Bush gathered Republicans and Latinos, and some Latino Republicans to help the GOP figure out what matters to Latinos so the party can win their support, NPR reported today.
The Latino vote is key because the imminent demographic shifts are clear. Latinos will soon be the largest racial group in the country after white people. NPR reports that by 2050 Latinos may be 30 percent of the country. While the Republican response has been to introduce bills that limit immigration and attack the rights of immigrants, some are trying to figure out ways around that. Latino voters have turned away from the Republican party, not over fiscal policy or even many social issues, even though Latinos report that education and jobs issues are chief among their concerns. Latinos break with Republicans chiefly over immigration concerns. NPR reports that in the recent midterms Latinos voted against Republicans 2-1.
Latinos know what's up. "They're not fools -- they realize that there are those places where they can overplay their hand, and I think the 14th Amendment change is a perfect example of a bridge too far," columnist Ruben Navarrette told NPR. "It's poison. You play with that, and I am never, ever going be able to go before a group of Hispanic women ... and convince them that the Republican Party isn't anything but a bunch of ogres."
"The challenge, though, is that we have a situation right now where Republicans send out signals that Hispanics aren't wanted in our party, not by policy so much as by tone," Bush told NPR.

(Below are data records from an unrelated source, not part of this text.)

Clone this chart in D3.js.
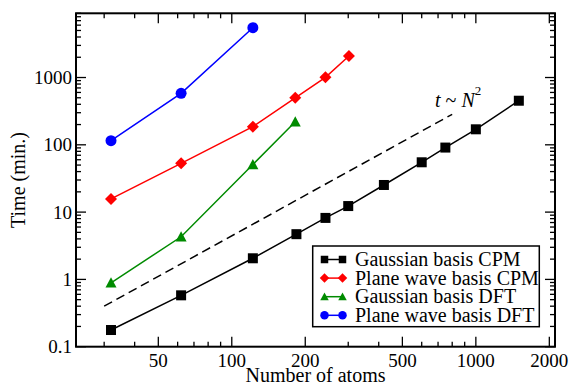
<!DOCTYPE html>
<html><head><meta charset="utf-8">
<script src="https://cdn.jsdelivr.net/npm/d3@7"></script>
</head><body style="margin:0;background:#fff"><svg id="c" width="571" height="385" style="display:block"></svg>
<script>
const xDomain = [23, 2110];
const yDomain = [0.1, 9000];
const xMajor = [50, 100, 200, 500, 1000, 2000];
const xMinor = [30, 40, 60, 70, 80, 90, 300, 400, 600, 700, 800, 900];
const yMajor = [0.1, 1, 10, 100, 1000];
const yMajorLabels = ["0.1", "1", "10", "100", "1000"];
const yMinor = [0.2,0.3,0.4,0.5,0.6,0.7,0.8,0.9,2,3,4,5,6,7,8,9,20,30,40,50,60,70,80,90,200,300,400,500,600,700,800,900,2000,3000,4000,5000,6000,7000,8000,9000];

const seriesNames = ["Gaussian basis CPM", "Plane wave basis CPM", "Gaussian basis DFT", "Plane wave basis DFT"];
const seriesColors = ["#000000", "#ff0000", "#008b00", "#0000ff"];
const seriesSymbols = ["square", "diamond", "triangle", "circle"];
const gaussCpmN = [32, 62, 122, 184, 242, 300, 420, 600, 750, 1000, 1500];
const gaussCpmT = [0.177, 0.58, 2.06, 4.7, 8.2, 12.3, 25.3, 55, 91, 170, 452];
const pwCpmN = [32, 62, 122, 182, 242, 302];
const pwCpmT = [15.7, 53, 186, 500, 1008, 2085];
const gaussDftN = [32, 62, 122, 182];
const gaussDftT = [0.89, 4.3, 51, 220];
const pwDftN = [32, 62, 122];
const pwDftT = [115, 582, 5500];
const dashN = [30, 800];
const dashT = [0.4, 284];

const seriesN = [gaussCpmN, pwCpmN, gaussDftN, pwDftN];
const seriesT = [gaussCpmT, pwCpmT, gaussDftT, pwDftT];

const FONT = "Liberation Serif";
const W = 571, H = 385;
const m = {l: 76, r: 16, t: 13.3, b: 38.3};
const svg = d3.select("#c");
const x = d3.scaleLog().domain(xDomain).range([m.l, W - m.r]);
const y = d3.scaleLog().domain(yDomain).range([H - m.b, m.t]);
const x0 = m.l, x1 = W - m.r, y0 = H - m.b, y1 = m.t;

function txt(g) { return g.append("text").style("font-family", FONT).attr("fill", "#000"); }

// ticks (inward, mirrored)
const tk = svg.append("g").attr("stroke", "#000").attr("stroke-width", 1.3);
function xt(v, len) {
  tk.append("line").attr("x1", x(v)).attr("x2", x(v)).attr("y1", y0).attr("y2", y0 - len);
  tk.append("line").attr("x1", x(v)).attr("x2", x(v)).attr("y1", y1).attr("y2", y1 + len);
}
function yt(v, len) {
  tk.append("line").attr("y1", y(v)).attr("y2", y(v)).attr("x1", x0).attr("x2", x0 + len);
  tk.append("line").attr("y1", y(v)).attr("y2", y(v)).attr("x1", x1).attr("x2", x1 - len);
}
xMajor.forEach(v => xt(v, 10));
xMinor.forEach(v => xt(v, 5));
yMajor.forEach(v => yt(v, 10));
yMinor.forEach(v => yt(v, 5));

// tick labels
xMajor.forEach(v => txt(svg).attr("x", x(v)).attr("y", 367).attr("text-anchor", "middle").attr("font-size", 19).text(v));
yMajor.forEach((v, i) => txt(svg).attr("x", 72).attr("y", y(v)).attr("dy", "0.34em").attr("text-anchor", "end").attr("font-size", 19).text(yMajorLabels[i]));

// axis titles
txt(svg).attr("x", (x0 + x1) / 2).attr("y", 382).attr("text-anchor", "middle").attr("font-size", 20).text("Number of atoms");
txt(svg).attr("transform", `translate(25,${(y0 + y1) / 2}) rotate(-90)`).attr("text-anchor", "middle").attr("font-size", 20).text("Time (min.)");

// dashed N^2 line
const line = d3.line().x(d => x(d[0])).y(d => y(d[1]));
svg.append("path").datum(dashN.map((n, i) => [n, dashT[i]])).attr("d", line)
  .attr("fill", "none").attr("stroke", "#000").attr("stroke-width", 1.5).attr("stroke-dasharray", "9,5");
const lab = txt(svg).attr("x", 435).attr("y", 106.5).attr("font-size", 20);
lab.append("tspan").attr("font-style", "italic").text("t");
lab.append("tspan").text(" ~ ");
lab.append("tspan").attr("font-style", "italic").text("N");
lab.append("tspan").attr("font-size", 13).attr("dy", -12).text("2");

// symbols
function symbol(g, type, cx, cy, s, color) {
  const h = s / 2;
  if (type === "square") g.append("rect").attr("x", cx - h).attr("y", cy - h).attr("width", s).attr("height", s).attr("fill", color);
  else if (type === "circle") g.append("circle").attr("cx", cx).attr("cy", cy).attr("r", h + 0.5).attr("fill", color);
  else if (type === "diamond") { const d = h + 1; g.append("path").attr("d", `M${cx},${cy-d}L${cx+d},${cy}L${cx},${cy+d}L${cx-d},${cy}Z`).attr("fill", color); }
  else if (type === "triangle") { const d = h + 0.5; g.append("path").attr("d", `M${cx},${cy-d}L${cx+d},${cy+d*0.85}L${cx-d},${cy+d*0.85}Z`).attr("fill", color); }
}

seriesN.forEach((ns, i) => {
  const pts = ns.map((n, j) => [n, seriesT[i][j]]);
  const g = svg.append("g");
  g.append("path").datum(pts).attr("d", line).attr("fill", "none").attr("stroke", seriesColors[i]).attr("stroke-width", 1.5);
  pts.forEach(p => symbol(g, seriesSymbols[i], x(p[0]), y(p[1]), 10, seriesColors[i]));
});

// legend
const lg = svg.append("g");
lg.append("rect").attr("x", 312.7).attr("y", 246).attr("width", 226.6).attr("height", 80.7).attr("fill", "#fff").attr("stroke", "#000").attr("stroke-width", 1.5);
seriesNames.forEach((name, i) => {
  const cy = 259.5 + i * 18.6;
  lg.append("line").attr("x1", 324).attr("x2", 343).attr("y1", cy).attr("y2", cy).attr("stroke", seriesColors[i]).attr("stroke-width", 1.5);
  symbol(lg, seriesSymbols[i], 324.5, cy, 7.5, seriesColors[i]);
  symbol(lg, seriesSymbols[i], 342.5, cy, 7.5, seriesColors[i]);
  txt(lg).attr("x", 355).attr("y", cy).attr("dy", "0.33em").attr("font-size", 20).text(name);
});

// frame
svg.append("rect").attr("x", x0).attr("y", y1).attr("width", x1 - x0).attr("height", y0 - y1).attr("fill", "none").attr("stroke", "#000").attr("stroke-width", 2);
</script></body></html>
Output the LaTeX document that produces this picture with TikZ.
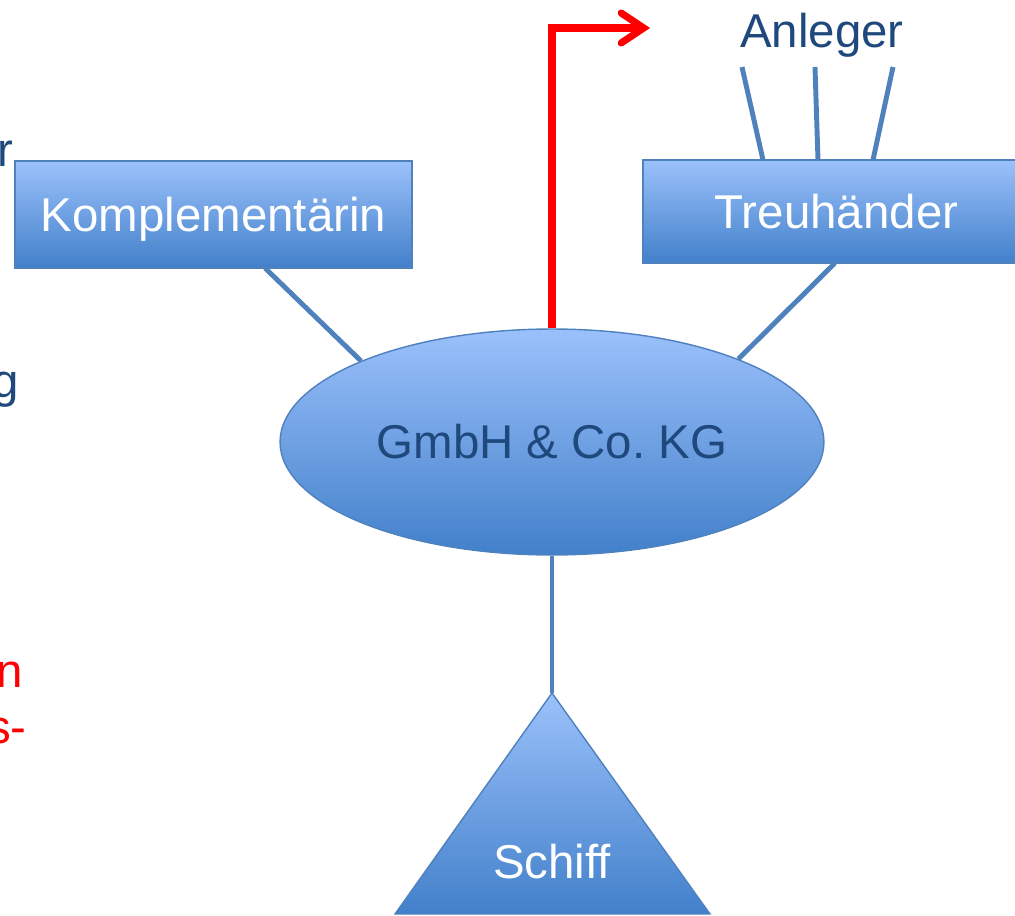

Navarette said that the GOP can conference all it wants, but unless the Republican party stops demonizing immigrants they'll never win another president in the country again. But such threats seem premature. The demographic shifts are definitely on their way--experts estimate that every year for the next 20 years 500,000 Latino youth will reach voting age, but they just feel a long way off now. And so far immigration restrictionists, except for some important exceptions, haven't had to pay a price for their anti-immigrant rhetoric and the policies its lead to--or killed--in the process.